Token-based Audio Inpainting via Discrete Diffusion
Tali Dror, Iftach Shoham, Moshe Buchris, Oren Gal, Haim Permuter, Gilad Katz, Eliya Nachmani
TL;DR
This work tackles the challenge of restoring long-missing audio segments by introducing Audio Inpainting via Discrete Diffusion (AIDD), which performs diffusion in a tokenized discrete space instead of raw waveforms or spectrograms. It combines a pre-trained WavTokenizer with a Diffusion Transformer and two novel training strategies—span-based masking and a derivative-based regularization—to produce semantically coherent restorations for gaps up to 750 ms.

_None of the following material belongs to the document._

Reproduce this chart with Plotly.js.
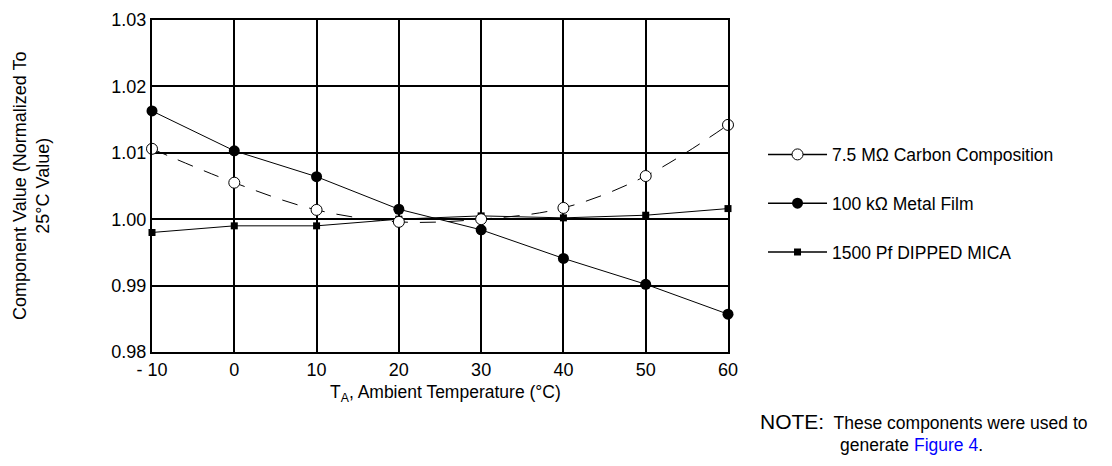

The method outperforms strong baselines on MusicNet and MAESTRO across medium and long gaps while offering improved efficiency, illustrating the benefits of token-space diffusion for musical audio restoration. These results open avenues for broader applications in music generation and potential extension to speech inpainting and language-model-inspired token-diffusion frameworks.
Abstract
Audio inpainting seeks to restore missing segments in degraded recordings. Previous diffusion-based methods exhibit impaired performance when the missing region is large. We introduce the first approach that applies discrete diffusion over tokenized music representations from a pre-trained audio tokenizer, enabling stable and semantically coherent restoration of long gaps. Our method further incorporates two training approaches: a derivative-based regularization loss that enforces smooth temporal dynamics, and a span-based absorbing transition that provides structured corruption during diffusion. Experiments on the MusicNet and MAESTRO datasets with gaps up to 750 ms show that our approach consistently outperforms strong baselines across range of gap lengths, for gaps of 150 ms and above. This work advances musical audio restoration and introduces new directions for discrete diffusion model training. Audio examples of our proposed method can be found at https://iftach21.github.io/.